Untitled, 1971 - not at TT








In the Aquarelles (1970–73) Hantaï used watercolour on thorough creasing in a smaller-scale tondo format.

  
Tabula (Terre Rose), 1975
The large series of Tabulas (1972-82) achieve an almost geometric composition by systematically knotting the canvas in strategically chosen spots, unfolding it into a large number of small squares or rectangles to make a grid offset by the irregular penetration of the white. Each square becomes a pliage of its own.


Tabula (rouge/noir), 1981 - at TT
Although not strictly a separate series, the effect is rather different when the square elements are simplified down to one or two elements only.


Blanc, 1973 - not at TT
The Blancs (1973-74) are irregularly folded, then painted with multipliple colors so that after unfolding, the unpainted white areas react diffirently with the various colours. They ask whether the unpainted area will become more active here than in the Etudes.
Tabula lilas, 1982 - not at TT

The Tabulas lilas (1982), made after a three year hiatus of not painting, employ white paint over white canvas. 

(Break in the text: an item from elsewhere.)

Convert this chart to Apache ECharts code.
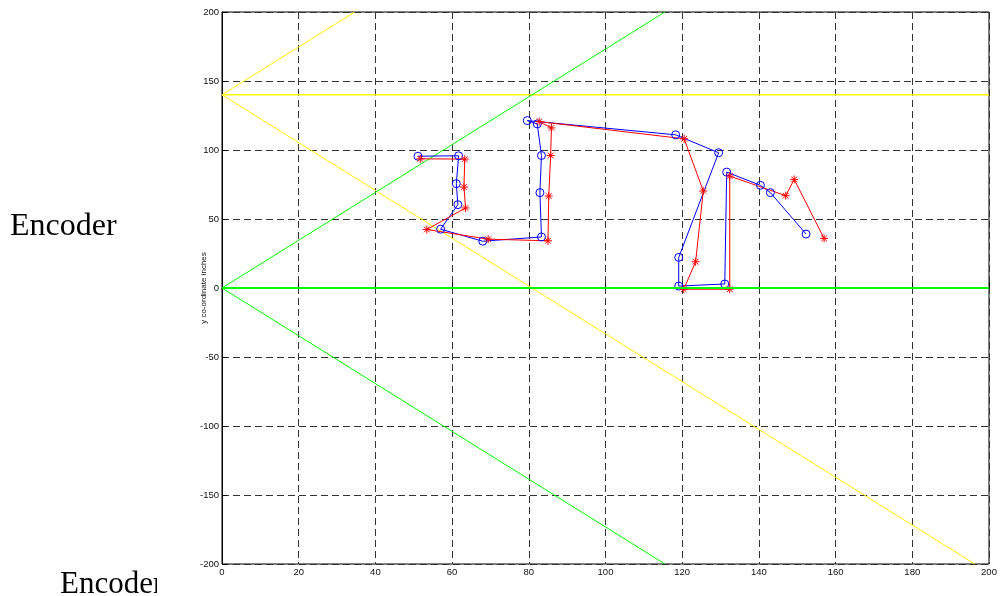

There was also a chance to see Hantaï in action - via a screening of Jeanne Michel Meurice's documentary film of Hantai at 55 - what was most striking was how hands-on and \9he didn't seem in the best of health) exhausting the process of making the big Tabula was, with scenes of the tying up of canvas, use of a lawn roller to flatten the folds in place, emphsison the non-mechanical in the painting ('you have to feel the canvas', he said), and scenes of Hantai diving under the canvas to straighten it out...  Bach and Cezanne ('colour is the place where brain and universe meet' was themost memorable Cezanne quote) emerged as his biggest inspirations.